Southern and south-eastern Europe are also likely to become climate change hotspots, the report warns, as they face extreme heat waves in the 21st Century.
“Climate change will continue for many decades to come. The scale of future climate change and its impacts will depend on the effectiveness of implementing our global agreements to cut greenhouse gas emissions, but also ensuring that we have the right adaptation strategies and policies in place to reduce the risks from current and projected climate extremes,” said Hans Bruyninckx, EEA Executive Director in a press release accompanying the publication of the report.
Meanwhile, 2016 was declared the hottest year on record since measurements were taken in 1880.

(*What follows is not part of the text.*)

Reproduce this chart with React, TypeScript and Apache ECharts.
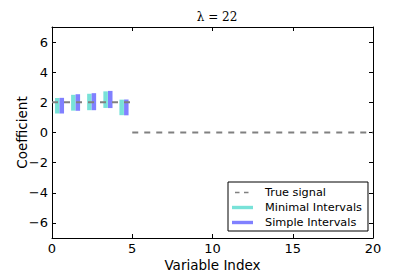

According to studies conducted by NASA and the National Oceanic and Atmospheric Administration (NOAA) the average global temperatures were 1.78 degrees Fahrenheit (0.99 degrees Celsius) warmer than the mid-20th century mean.
The 2016 temperatures continue a long-term warming trend; scientists say that since 2014 temperatures have been breaking records consecutively.
“Ecosystems and human activities in the Arctic will also be strongly affected owing to the particularly rapid increase in air and sea temperatures and the associated melting of land and sea ice,” the EEA said on Wednesday.